Determine if $P(1) = 0? $ and if $P(2) = 0?$...

That is, what do you get when you let $\;x = 1?\;$ What do you get when you let $\;x = 2$?
If $P(x) = 0$ when $x = 1$, then $x = 1$ is a zero of $P(x)$. And if $P(x) = 0 $ when $x = 2$, then $x = 2$ is a zero of $P(x)$

Note that if $x_0$ is a zero of a polynomial, then $(x - x_0)$ is a factor of the polynomial.
So once you confirm that $P(1) = P(2) = 0$, you will know that $(x - 1)(x-2)$ is a factor of $P(x)$: when either factor evaluates to zero, the entire factored function $P(x)$ evaluates to zero.

Good to know: whenever you are given a factored polynomial - suppose you are given that $Q(x) = (x-1)(x-2)(x-3)$ - you can easily "read off" its "zeros".

Recall that anything multiplied by zero is equal to zero.:

So when will $\;\bf Q(x) = (x-1)(x-2)(x-3)= 0\;?$

• $Q(x) = 0\;$ when $\;(x - 1) = 0\implies x = 1$,

• $Q(x) = 0\;$ when $\;(x - 2) = 0 \implies x = 2$,

• $Q(x) = 0\;$ when $\;(x - 3) = 0 \implies x = 3$.

  Any of those values for $\,x: x= 1, \,x = 2,\,\text{ or}\; x= 3,\,$ will give you $Q(x) = 0$.

Answer 2

Recall that $(x-a)$ is a factor of a polynomial $P(x)$, if $P(a) = 0$. Hence, to check if $(x-1)$ and $(x-2)$ are factors, find the value of $P(1)$ and $P(2)$ to conclude what you want.

Answer 3

You just have to substitute x by 1 and by 2. This will give you $P(1)=0$ and $P(2)=0$ is these values are eventually zeros.

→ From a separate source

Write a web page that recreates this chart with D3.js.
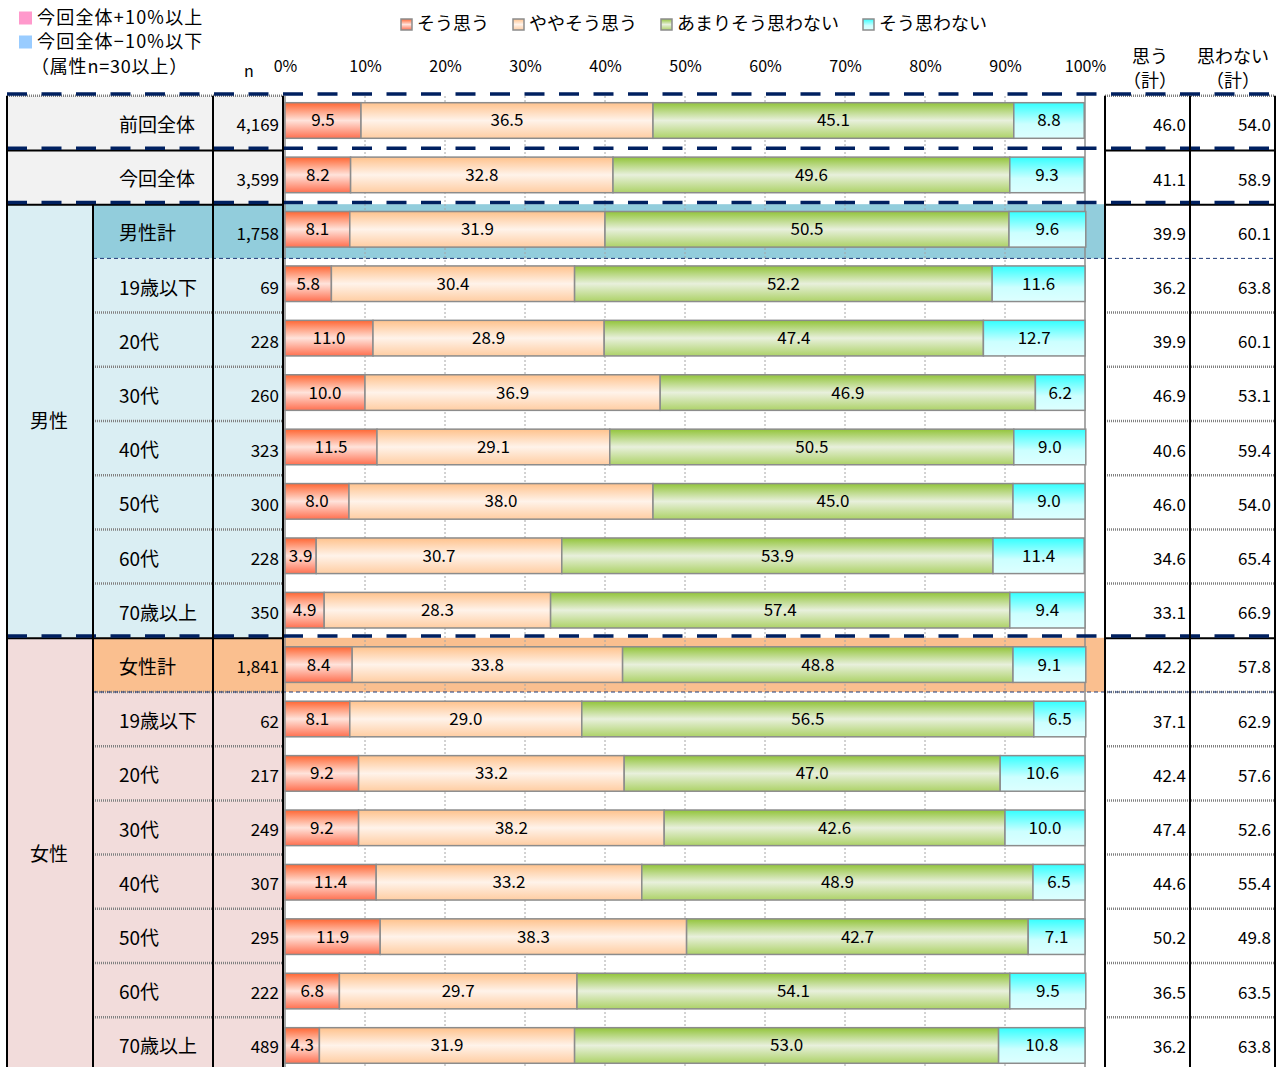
<!DOCTYPE html>
<html>
<head>
<meta charset="utf-8">
<script src="https://cdn.jsdelivr.net/npm/d3@7"></script>
<style>
body { margin: 0; background: #fff; }
text { font-family: "Noto Sans CJK JP", "Noto Sans", sans-serif; fill: #000; }
</style>
</head>
<body>
<svg id="chart" width="1285" height="1067"></svg>
<script>
// rows of the table, top to bottom
var categories = ['前回全体', '今回全体',
    '男性計', '19歳以下', '20代', '30代', '40代', '50代', '60代', '70歳以上',
    '女性計', '19歳以下', '20代', '30代', '40代', '50代', '60代', '70歳以上'];
var nValues = [4169, 3599, 1758, 69, 228, 260, 323, 300, 228, 350,
    1841, 62, 217, 249, 307, 295, 222, 489];

var seriesNames = ['そう思う', 'ややそう思う', 'あまりそう思わない', 'そう思わない'];
var soOmou     = [9.5, 8.2, 8.1, 5.8, 11.0, 10.0, 11.5, 8.0, 3.9, 4.9, 8.4, 8.1, 9.2, 9.2, 11.4, 11.9, 6.8, 4.3];
var yayaOmou   = [36.5, 32.8, 31.9, 30.4, 28.9, 36.9, 29.1, 38.0, 30.7, 28.3, 33.8, 29.0, 33.2, 38.2, 33.2, 38.3, 29.7, 31.9];
var amariOmowanai = [45.1, 49.6, 50.5, 52.2, 47.4, 46.9, 50.5, 45.0, 53.9, 57.4, 48.8, 56.5, 47.0, 42.6, 48.9, 42.7, 54.1, 53.0];
var soOmowanai = [8.8, 9.3, 9.6, 11.6, 12.7, 6.2, 9.0, 9.0, 11.4, 9.4, 9.1, 6.5, 10.6, 10.0, 6.5, 7.1, 9.5, 10.8];

var omouTotal     = [46.0, 41.1, 39.9, 36.2, 39.9, 46.9, 40.6, 46.0, 34.6, 33.1, 42.2, 37.1, 42.4, 47.4, 44.6, 50.2, 36.5, 36.2];
var omowanaiTotal = [54.0, 58.9, 60.1, 63.8, 60.1, 53.1, 59.4, 54.0, 65.4, 66.9, 57.8, 62.9, 57.6, 52.6, 55.4, 49.8, 63.5, 63.8];

// the two attribute groups (first row of each is the group total)
var groupNames = ['男性', '女性'];
var groupFirst = [2, 10];
var groupLast = [9, 17];

var axisTicks = [0, 10, 20, 30, 40, 50, 60, 70, 80, 90, 100];

var svg = d3.select('#chart');
var fmt1 = d3.format('.1f'),
    fmtN = d3.format(',');

var x = d3.scaleLinear().domain([0, 100]).range([285, 1085]);
var rowIdx = d3.range(categories.length);
// table rows and chart bars drift slightly apart in the original
var yRow = d3.scaleBand().domain(rowIdx).range([95.8, 95.8 + categories.length * 54.2]);
var yBar = d3.scaleBand().domain(rowIdx).range([96.3, 96.3 + categories.length * 54.41]);

var groupOf = function(i) {
    for (var g = 0; g < groupFirst.length; g++) {
        if (i >= groupFirst[g] && i <= groupLast[g]) return g;
    }
    return -1;
};
var isTotal = function(i) { return groupFirst.indexOf(i) > -1; };
var lightFill = ['#DAEEF3', '#F2DCDB'],
    totalFill = ['#92CDDC', '#FABF8F'];
var rowFill = function(i) {
    var g = groupOf(i);
    if (g < 0) return '#F2F2F2';
    return isTotal(i) ? totalFill[g] : lightFill[g];
};

// gradients for the bar segments
var gradStops = [
    [['0', '#FF6633'], ['0.5', '#FFE3DB'], ['1', '#FF7050']],
    [['0', '#FFC28C'], ['0.5', '#FFF3EA'], ['1', '#FFCDA2']],
    [['0', '#92C43A'], ['0.5', '#E8F0DC'], ['1', '#ADD268']],
    [['0', '#33FFFF'], ['0.6', '#CCFFFF'], ['1', '#DDFFFF']]
];
var defs = svg.append('defs');
gradStops.forEach(function(stops, k) {
    var lg = defs.append('linearGradient').attr('id', 'g' + k)
        .attr('x1', 0).attr('y1', 0).attr('x2', 0).attr('y2', 1);
    stops.forEach(function(s) {
        lg.append('stop').attr('offset', s[0]).attr('stop-color', s[1]);
    });
});

// ---- table backgrounds
var bg = svg.append('g');
bg.selectAll('.cell').data(rowIdx).enter().append('rect')
    .attr('x', function(i) { return groupOf(i) < 0 ? 7 : 93; })
    .attr('y', function(i) { return yRow(i); })
    .attr('width', function(i) { return groupOf(i) < 0 ? 276 : 190; })
    .attr('height', yRow.bandwidth())
    .style('fill', rowFill);

// group totals are highlighted right through the chart
bg.selectAll('.hl').data(groupFirst).enter().append('rect')
    .attr('x', 283).attr('y', function(i) { return yRow(i); })
    .attr('width', 1105 - 283).attr('height', yRow.bandwidth())
    .style('fill', function(i) { return rowFill(i); });

bg.selectAll('.grp').data(groupNames).enter().append('rect')
    .attr('x', 7)
    .attr('y', function(d, g) { return yRow(groupFirst[g]); })
    .attr('width', 86)
    .attr('height', function(d, g) { return yRow(groupLast[g]) + yRow.bandwidth() - yRow(groupFirst[g]); })
    .style('fill', function(d, g) { return lightFill[g]; });

// ---- grid
var grid = svg.append('g');
grid.selectAll('line').data(axisTicks.slice(1, -1)).enter().append('line')
    .attr('x1', x).attr('x2', x).attr('y1', 96).attr('y2', 1067)
    .style('stroke', '#A6A6A6').style('stroke-width', 1).style('stroke-dasharray', '2,2');
grid.selectAll('.edge').data([0, 100]).enter().append('line')
    .attr('x1', x).attr('x2', x).attr('y1', 96).attr('y2', 1067)
    .style('stroke', '#8C8C8C').style('stroke-width', 1.5);

// ---- bars
var rows = rowIdx.map(function(i) {
    return {i: i, s0: soOmou[i], s1: yayaOmou[i], s2: amariOmowanai[i], s3: soOmowanai[i]};
});
var stack = d3.stack().keys(['s0', 's1', 's2', 's3']);
var layers = svg.append('g').selectAll('.layer').data(stack(rows)).enter()
    .append('g').attr('class', 'layer');

layers.selectAll('rect').data(function(d) { return d; }).enter().append('rect')
    .attr('x', function(d) { return x(d[0]); })
    .attr('y', function(d) { return yBar(d.data.i) + 6.4; })
    .attr('width', function(d) { return x(d[1]) - x(d[0]); })
    .attr('height', 35.6)
    .style('fill', function() { return 'url(#g' + d3.select(this.parentNode).datum().index + ')'; })
    .style('stroke', '#8C8C8C').style('stroke-width', 1.5);

layers.selectAll('text').data(function(d) { return d; }).enter().append('text')
    .attr('x', function(d) { return (x(d[0]) + x(d[1])) / 2; })
    .attr('y', function(d) { return yBar(d.data.i) + 24.2; })
    .attr('dy', '0.35em')
    .attr('text-anchor', 'middle')
    .style('font-size', '17px')
    .text(function(d) { return fmt1(d[1] - d[0]); });

// ---- horizontal separators
var lines = svg.append('g');
var tableSpans = function(k) {
    // left part of the table, then the right part
    var g = groupOf(k);
    var left = (k === 0 || k === 1 || k === 2 || k === 10 || g < 0) ? 7 : 93;
    return [[left, 283], [1105, 1275]];
};
var hatchRows = rowIdx.filter(function(k) { return k === 0 || (k > 2 && groupFirst.indexOf(k - 1) < 0 && groupFirst.indexOf(k) < 0); });
hatchRows.push(11);
hatchRows.forEach(function(k) {
    tableSpans(k).forEach(function(s) {
        lines.append('line').attr('x1', s[0]).attr('x2', s[1])
            .attr('y1', yRow(k)).attr('y2', yRow(k))
            .style('stroke', '#808080').style('stroke-width', 2.5).style('stroke-dasharray', '1,1');
    });
});
// fine dashed line under each group total
lines.selectAll('.fine').data(groupFirst).enter().append('line')
    .attr('x1', 93).attr('x2', 1275)
    .attr('y1', function(i) { return yRow(i) + yRow.bandwidth(); })
    .attr('y2', function(i) { return yRow(i) + yRow.bandwidth(); })
    .style('stroke', '#1F3A78').style('stroke-width', 1).style('stroke-dasharray', '4,3');

// heavy breaks: before 今回全体, before each group
var breaks = [1].concat(groupFirst);
breaks.forEach(function(k) {
    tableSpans(k).forEach(function(s) {
        lines.append('line').attr('x1', s[0]).attr('x2', s[1])
            .attr('y1', yRow(k) + 0.5).attr('y2', yRow(k) + 0.5)
            .style('stroke', '#000').style('stroke-width', 2);
    });
});
lines.selectAll('.navy').data([0].concat(breaks)).enter().append('line')
    .attr('x1', 7).attr('x2', 1275)
    .attr('y1', function(k) { return yRow(k) - 1.8; })
    .attr('y2', function(k) { return yRow(k) - 1.8; })
    .style('stroke', '#002060').style('stroke-width', 3.5).style('stroke-dasharray', '20,14.5');

// vertical borders
var vb = [[7, 0], [93, 2], [213, 0], [283, 0], [1105, 0], [1190, 0], [1275, 0]];
lines.selectAll('.vb').data(vb).enter().append('line')
    .attr('x1', function(d) { return d[0]; }).attr('x2', function(d) { return d[0]; })
    .attr('y1', function(d) { return yRow(d[1]); }).attr('y2', 1067)
    .style('stroke', '#000').style('stroke-width', 2);

// ---- table text
var tt = svg.append('g');
tt.selectAll('.cat').data(categories).enter().append('text')
    .attr('x', 119).attr('y', function(d, i) { return yRow(i) + yRow.bandwidth() / 2 + 2.5; })
    .attr('dy', '0.35em').style('font-size', '19px')
    .text(function(d) { return d; });
tt.selectAll('.n').data(nValues).enter().append('text')
    .attr('x', 279).attr('y', function(d, i) { return yRow(i) + yRow.bandwidth() / 2 + 2.5; })
    .attr('dy', '0.35em').attr('text-anchor', 'end').style('font-size', '17px')
    .text(function(d) { return fmtN(d); });
tt.selectAll('.gl').data(groupNames).enter().append('text')
    .attr('x', 49)
    .attr('y', function(d, g) { return (yRow(groupFirst[g]) + yRow(groupLast[g]) + yRow.bandwidth()) / 2; })
    .attr('dy', '0.35em').attr('text-anchor', 'middle').style('font-size', '19px')
    .text(function(d) { return d; });
[[omouTotal, 1186], [omowanaiTotal, 1271]].forEach(function(c) {
    tt.append('g').selectAll('text').data(c[0]).enter().append('text')
        .attr('x', c[1]).attr('y', function(d, i) { return yRow(i) + yRow.bandwidth() / 2 + 2.5; })
        .attr('dy', '0.35em').attr('text-anchor', 'end').style('font-size', '17px')
        .text(function(d) { return fmt1(d); });
});

// ---- headers
var ax = svg.append('g').attr('transform', 'translate(0,72)')
    .call(d3.axisTop(x).tickValues(axisTicks).tickSize(0).tickPadding(0)
        .tickFormat(function(d) { return d + '%'; }));
ax.select('.domain').remove();
ax.selectAll('text').style('font-size', '16px').style('font-family', '"Noto Sans CJK JP", sans-serif');

svg.append('text').attr('x', 249).attr('y', 71).attr('dy', '0.35em')
    .attr('text-anchor', 'middle').style('font-size', '16px').text('n');

[['思う', 1150], ['思わない', 1233]].forEach(function(h) {
    svg.append('text').attr('x', h[1]).attr('y', 57).attr('dy', '0.35em')
        .attr('text-anchor', 'middle').style('font-size', '18px').text(h[0]);
    svg.append('text').attr('x', h[1]).attr('y', 81).attr('dy', '0.35em')
        .attr('text-anchor', 'middle').style('font-size', '18px').text('（計）');
});

// highlight key, top left
var keyItems = [['#FF99CC', '今回全体+10%以上', 18], ['#99CCFF', '今回全体−10%以下', 42]];
keyItems.forEach(function(k) {
    svg.append('rect').attr('x', 19).attr('y', k[2] - 6.5).attr('width', 13).attr('height', 13)
        .style('fill', k[0]);
    svg.append('text').attr('x', 37).attr('y', k[2]).attr('dy', '0.35em')
        .style('font-size', '18px').style('letter-spacing', '1.2px').text(k[1]);
});
svg.append('text').attr('x', 31).attr('y', 67).attr('dy', '0.35em')
    .style('font-size', '18px').style('letter-spacing', '0.8px').text('（属性n=30以上）');

// series legend
var lx = 401;
seriesNames.forEach(function(name, k) {
    svg.append('rect').attr('x', lx).attr('y', 19).attr('width', 11).attr('height', 11)
        .style('fill', 'url(#g' + k + ')').style('stroke', '#8C8C8C').style('stroke-width', 1.5);
    var t = svg.append('text').attr('x', lx + 16).attr('y', 24).attr('dy', '0.35em')
        .style('font-size', '18px').text(name);
    lx = lx + 16 + t.node().getComputedTextLength() + 24;
});
</script>
</body>
</html>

If they are, you could factorize them by $(x-1)(x-2)$ because the zeros of this expression are 1 and 2.

Answer 4

The is an application of the Factor Theorem.

If $\operatorname{f}(x)$ is a polynomial and $\operatorname{f}(p)=0$, then $x-p$ is a factor of $\operatorname{f}(x)$. In particular: if $\operatorname{f}(1)=0$ then $x-1$ is a factor of $\operatorname{f}(x)$ and if $\operatorname{f}(2)=0$ then $x-2$ is a factor of $\operatorname{f}(x)$. Hence to show that $\operatorname{f}(x)$ has $(x-1)(x-2)$ as a factor, we must show that both $\operatorname{f}(1)=0$ and $\operatorname{f}(2)=0$. Notice that:

\begin{array}{ccccc} \operatorname{f}(1) &=& 1^4 - 2 \times 1^3 + 5 \times 1^2 - 16 \times 1 +12 &=& 1 - 2 + 5 - 16 + 12 &=& 0 \\ \operatorname{f}(2) &=& 2^4 - 2 \times 2^3 + 5 \times 2^2 - 16 \times 2 +12 &=& 16 - 16 + 20 - 32 + 12 &=& 0 \end{array}

It follows that both $x-1$ and $x-2$ divide $\operatorname{f}(x)$ and so their product $(x-1)(x-2)$ divides $\operatorname{f}(x)$.